EXERCISE INPUTS start

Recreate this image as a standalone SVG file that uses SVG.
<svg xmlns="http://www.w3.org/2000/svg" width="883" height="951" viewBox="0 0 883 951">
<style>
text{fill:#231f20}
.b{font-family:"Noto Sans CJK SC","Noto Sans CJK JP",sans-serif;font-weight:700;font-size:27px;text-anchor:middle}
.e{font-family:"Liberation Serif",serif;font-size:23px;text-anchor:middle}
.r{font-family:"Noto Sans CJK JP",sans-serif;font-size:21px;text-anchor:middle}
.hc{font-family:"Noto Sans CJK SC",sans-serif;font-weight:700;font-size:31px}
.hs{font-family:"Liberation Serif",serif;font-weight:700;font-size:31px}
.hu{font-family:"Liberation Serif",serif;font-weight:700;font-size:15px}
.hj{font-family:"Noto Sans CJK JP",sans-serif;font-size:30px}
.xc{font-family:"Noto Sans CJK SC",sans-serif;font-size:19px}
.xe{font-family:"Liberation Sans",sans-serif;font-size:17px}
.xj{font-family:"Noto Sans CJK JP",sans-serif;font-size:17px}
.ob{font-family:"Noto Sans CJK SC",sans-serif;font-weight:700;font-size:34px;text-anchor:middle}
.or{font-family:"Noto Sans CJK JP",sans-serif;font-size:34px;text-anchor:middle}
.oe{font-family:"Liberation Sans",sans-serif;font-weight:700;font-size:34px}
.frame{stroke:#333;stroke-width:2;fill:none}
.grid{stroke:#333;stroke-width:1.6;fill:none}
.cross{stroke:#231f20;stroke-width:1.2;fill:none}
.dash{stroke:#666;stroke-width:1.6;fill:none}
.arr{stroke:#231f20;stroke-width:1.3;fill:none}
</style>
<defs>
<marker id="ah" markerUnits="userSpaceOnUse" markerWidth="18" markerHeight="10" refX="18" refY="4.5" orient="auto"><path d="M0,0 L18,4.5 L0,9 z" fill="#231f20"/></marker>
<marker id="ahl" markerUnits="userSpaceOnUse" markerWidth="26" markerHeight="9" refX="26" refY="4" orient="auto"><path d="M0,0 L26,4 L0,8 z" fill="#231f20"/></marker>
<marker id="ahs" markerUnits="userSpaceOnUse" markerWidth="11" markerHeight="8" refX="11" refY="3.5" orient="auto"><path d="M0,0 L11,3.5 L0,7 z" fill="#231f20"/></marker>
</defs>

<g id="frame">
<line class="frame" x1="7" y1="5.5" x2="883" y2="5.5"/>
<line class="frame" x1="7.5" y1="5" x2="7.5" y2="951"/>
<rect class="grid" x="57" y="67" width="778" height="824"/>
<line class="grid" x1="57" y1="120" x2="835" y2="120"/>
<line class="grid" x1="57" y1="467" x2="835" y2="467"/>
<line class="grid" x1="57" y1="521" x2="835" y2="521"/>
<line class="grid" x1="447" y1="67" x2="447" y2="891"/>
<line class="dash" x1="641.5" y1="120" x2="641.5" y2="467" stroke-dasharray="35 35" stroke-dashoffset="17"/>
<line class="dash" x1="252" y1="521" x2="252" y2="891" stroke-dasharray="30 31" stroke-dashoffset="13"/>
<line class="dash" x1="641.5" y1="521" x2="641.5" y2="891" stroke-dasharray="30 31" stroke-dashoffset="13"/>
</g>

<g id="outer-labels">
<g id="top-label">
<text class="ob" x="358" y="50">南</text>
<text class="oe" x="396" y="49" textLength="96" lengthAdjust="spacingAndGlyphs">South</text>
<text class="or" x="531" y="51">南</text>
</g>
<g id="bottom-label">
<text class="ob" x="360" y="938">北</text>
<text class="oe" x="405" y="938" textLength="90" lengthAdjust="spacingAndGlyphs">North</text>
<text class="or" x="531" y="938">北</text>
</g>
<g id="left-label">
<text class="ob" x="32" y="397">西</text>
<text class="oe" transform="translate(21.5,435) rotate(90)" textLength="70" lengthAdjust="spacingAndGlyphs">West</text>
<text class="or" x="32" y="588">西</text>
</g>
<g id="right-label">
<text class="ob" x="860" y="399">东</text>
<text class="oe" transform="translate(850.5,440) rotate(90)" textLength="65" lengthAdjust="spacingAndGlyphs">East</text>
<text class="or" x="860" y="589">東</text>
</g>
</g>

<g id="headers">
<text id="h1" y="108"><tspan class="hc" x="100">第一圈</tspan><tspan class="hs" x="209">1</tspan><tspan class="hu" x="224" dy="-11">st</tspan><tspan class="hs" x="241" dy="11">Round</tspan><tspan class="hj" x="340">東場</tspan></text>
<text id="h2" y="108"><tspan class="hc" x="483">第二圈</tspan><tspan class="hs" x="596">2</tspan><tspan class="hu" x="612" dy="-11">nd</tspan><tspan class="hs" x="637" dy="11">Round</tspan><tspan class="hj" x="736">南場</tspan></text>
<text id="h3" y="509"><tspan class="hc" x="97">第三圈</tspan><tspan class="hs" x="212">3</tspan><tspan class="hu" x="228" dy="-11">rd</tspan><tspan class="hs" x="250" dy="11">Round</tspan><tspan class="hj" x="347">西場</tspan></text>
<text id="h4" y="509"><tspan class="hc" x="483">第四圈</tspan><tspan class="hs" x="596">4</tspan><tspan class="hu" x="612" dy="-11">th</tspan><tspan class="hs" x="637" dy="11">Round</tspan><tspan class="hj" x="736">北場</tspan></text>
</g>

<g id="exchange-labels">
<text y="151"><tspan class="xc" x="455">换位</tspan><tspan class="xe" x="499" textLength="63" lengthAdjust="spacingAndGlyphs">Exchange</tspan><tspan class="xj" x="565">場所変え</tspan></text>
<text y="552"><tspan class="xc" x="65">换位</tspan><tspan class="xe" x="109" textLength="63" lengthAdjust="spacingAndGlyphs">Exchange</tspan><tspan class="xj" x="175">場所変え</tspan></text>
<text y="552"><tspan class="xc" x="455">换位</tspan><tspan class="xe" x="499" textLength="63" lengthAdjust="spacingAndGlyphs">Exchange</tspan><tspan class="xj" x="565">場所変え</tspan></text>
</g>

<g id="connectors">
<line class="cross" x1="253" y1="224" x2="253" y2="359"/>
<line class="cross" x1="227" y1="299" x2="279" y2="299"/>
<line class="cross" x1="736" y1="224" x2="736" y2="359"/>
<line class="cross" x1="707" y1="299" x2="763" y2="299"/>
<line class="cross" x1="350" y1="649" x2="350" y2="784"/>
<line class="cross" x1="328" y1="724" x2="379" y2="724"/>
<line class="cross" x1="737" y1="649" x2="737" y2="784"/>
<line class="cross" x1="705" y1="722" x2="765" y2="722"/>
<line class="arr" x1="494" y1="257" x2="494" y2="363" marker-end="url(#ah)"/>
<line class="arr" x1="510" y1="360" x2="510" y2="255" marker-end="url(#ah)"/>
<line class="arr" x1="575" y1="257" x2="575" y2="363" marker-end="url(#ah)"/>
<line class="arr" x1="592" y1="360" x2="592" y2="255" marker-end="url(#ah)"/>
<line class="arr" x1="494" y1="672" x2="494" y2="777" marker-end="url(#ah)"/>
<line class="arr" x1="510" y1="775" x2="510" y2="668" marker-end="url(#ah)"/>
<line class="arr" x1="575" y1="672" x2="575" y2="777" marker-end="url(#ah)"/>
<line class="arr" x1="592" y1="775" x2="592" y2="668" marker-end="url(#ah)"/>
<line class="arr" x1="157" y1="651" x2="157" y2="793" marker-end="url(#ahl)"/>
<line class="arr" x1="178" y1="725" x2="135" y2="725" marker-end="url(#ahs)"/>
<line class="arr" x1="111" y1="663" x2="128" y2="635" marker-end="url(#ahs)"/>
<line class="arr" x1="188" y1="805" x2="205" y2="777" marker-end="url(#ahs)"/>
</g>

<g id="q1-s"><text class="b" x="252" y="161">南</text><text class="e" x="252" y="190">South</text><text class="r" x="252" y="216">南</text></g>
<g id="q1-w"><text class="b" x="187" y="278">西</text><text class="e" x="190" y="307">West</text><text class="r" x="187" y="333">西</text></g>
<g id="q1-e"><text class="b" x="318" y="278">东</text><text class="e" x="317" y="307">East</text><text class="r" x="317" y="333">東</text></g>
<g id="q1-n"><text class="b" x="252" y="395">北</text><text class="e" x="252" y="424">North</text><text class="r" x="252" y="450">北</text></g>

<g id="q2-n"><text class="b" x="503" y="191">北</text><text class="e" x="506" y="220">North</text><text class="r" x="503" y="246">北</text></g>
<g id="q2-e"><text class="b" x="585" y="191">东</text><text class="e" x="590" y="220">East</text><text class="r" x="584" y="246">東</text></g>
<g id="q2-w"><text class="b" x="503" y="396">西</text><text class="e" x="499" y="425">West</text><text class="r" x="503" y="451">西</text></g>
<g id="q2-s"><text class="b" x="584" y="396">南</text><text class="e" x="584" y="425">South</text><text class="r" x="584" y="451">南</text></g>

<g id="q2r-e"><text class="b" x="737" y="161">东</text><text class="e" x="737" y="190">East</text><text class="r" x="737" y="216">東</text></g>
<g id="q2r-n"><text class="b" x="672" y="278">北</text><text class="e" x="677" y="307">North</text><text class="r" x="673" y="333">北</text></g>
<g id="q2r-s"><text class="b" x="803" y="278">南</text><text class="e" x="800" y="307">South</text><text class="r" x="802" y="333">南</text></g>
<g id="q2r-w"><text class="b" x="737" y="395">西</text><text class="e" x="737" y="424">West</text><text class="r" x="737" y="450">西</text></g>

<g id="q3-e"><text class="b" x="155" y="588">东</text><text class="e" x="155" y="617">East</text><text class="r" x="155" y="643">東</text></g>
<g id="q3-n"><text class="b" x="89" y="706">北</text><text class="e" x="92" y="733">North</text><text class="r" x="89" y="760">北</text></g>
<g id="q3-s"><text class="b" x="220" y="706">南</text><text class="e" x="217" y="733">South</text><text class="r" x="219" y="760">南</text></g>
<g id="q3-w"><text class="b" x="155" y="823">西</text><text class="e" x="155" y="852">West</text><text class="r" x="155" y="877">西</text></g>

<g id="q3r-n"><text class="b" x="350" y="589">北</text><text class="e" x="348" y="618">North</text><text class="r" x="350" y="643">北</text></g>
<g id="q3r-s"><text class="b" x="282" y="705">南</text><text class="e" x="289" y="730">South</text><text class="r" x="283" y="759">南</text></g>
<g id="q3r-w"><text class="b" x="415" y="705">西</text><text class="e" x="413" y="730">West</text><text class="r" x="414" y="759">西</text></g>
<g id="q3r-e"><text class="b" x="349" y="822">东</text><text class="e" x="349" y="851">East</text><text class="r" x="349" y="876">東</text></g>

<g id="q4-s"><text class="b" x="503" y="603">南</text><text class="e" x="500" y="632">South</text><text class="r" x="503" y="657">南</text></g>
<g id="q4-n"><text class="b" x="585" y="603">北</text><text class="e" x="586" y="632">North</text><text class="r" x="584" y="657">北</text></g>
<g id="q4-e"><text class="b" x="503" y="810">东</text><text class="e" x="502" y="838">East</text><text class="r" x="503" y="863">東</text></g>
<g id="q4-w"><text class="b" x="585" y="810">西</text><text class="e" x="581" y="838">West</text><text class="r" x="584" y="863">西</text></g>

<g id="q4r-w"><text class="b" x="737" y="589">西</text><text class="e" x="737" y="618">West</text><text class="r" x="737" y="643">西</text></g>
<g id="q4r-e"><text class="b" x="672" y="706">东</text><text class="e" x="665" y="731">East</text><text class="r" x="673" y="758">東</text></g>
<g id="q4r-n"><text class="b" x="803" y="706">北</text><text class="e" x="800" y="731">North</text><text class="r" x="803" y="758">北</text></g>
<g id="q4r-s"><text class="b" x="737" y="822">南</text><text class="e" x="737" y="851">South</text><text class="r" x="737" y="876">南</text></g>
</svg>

EXERCISE INPUTS end
EXERCISE INPUTS start

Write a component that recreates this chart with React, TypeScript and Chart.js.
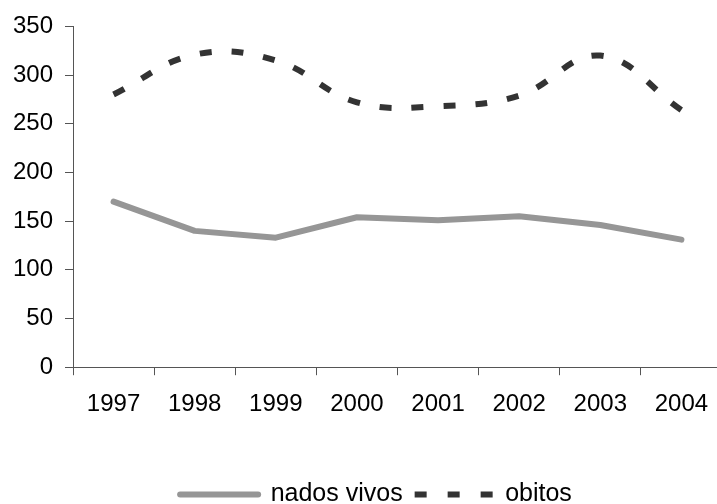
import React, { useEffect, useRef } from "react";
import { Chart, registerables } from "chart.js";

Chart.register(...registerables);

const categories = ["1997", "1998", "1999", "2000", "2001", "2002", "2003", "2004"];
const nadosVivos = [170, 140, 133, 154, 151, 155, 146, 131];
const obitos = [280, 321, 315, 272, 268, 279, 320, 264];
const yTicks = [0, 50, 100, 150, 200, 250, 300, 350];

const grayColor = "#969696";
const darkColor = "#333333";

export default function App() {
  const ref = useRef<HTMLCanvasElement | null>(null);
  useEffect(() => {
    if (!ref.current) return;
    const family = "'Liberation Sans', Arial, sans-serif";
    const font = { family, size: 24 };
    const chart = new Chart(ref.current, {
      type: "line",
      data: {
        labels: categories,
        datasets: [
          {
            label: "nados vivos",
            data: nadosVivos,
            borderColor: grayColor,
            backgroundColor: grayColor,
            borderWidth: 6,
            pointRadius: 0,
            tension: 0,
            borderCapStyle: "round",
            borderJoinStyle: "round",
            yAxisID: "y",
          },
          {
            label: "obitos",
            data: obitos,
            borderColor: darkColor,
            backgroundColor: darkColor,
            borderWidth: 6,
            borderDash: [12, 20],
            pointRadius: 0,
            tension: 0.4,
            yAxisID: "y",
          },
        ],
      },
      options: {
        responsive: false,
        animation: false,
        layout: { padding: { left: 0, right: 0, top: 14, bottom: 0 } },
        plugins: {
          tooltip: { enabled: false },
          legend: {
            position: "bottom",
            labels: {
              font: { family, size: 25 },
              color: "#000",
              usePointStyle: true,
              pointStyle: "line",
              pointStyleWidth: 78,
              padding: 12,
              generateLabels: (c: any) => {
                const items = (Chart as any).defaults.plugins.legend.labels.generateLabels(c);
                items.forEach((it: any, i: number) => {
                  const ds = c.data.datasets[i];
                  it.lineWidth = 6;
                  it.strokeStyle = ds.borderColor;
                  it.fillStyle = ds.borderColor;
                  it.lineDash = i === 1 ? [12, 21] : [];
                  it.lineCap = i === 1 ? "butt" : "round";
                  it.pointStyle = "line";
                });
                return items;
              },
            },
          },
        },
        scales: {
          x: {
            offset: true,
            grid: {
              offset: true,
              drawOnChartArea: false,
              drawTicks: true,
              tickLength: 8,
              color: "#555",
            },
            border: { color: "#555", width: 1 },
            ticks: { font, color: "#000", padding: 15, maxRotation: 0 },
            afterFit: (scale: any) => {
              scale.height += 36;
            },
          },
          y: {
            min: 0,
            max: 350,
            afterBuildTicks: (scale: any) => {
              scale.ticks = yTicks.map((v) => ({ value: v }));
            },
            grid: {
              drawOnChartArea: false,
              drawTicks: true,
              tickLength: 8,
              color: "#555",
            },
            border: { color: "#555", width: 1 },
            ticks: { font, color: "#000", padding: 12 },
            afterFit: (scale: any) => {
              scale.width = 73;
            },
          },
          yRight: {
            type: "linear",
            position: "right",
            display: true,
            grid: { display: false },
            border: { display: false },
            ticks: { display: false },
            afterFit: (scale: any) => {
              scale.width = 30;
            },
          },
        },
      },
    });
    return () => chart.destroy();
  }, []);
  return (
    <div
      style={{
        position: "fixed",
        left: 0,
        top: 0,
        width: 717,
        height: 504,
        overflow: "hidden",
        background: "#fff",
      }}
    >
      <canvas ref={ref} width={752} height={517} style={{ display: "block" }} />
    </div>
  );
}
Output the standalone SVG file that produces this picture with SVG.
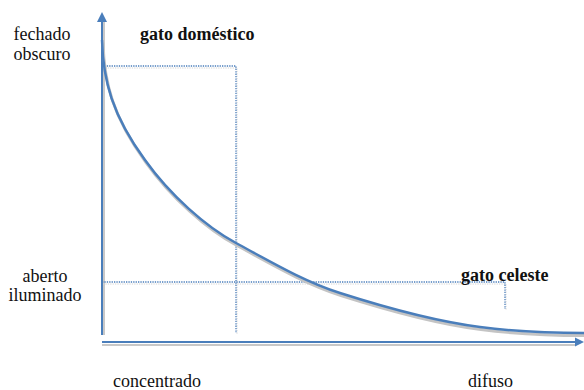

EXERCISE INPUTS end

TASK DESCRIPTION: From the listing above, copy all lines holding the word "with".

EXERCISE SOLUTION:
Write a component that recreates this chart with React, TypeScript and Chart.js.
Output the standalone SVG file that produces this picture with SVG.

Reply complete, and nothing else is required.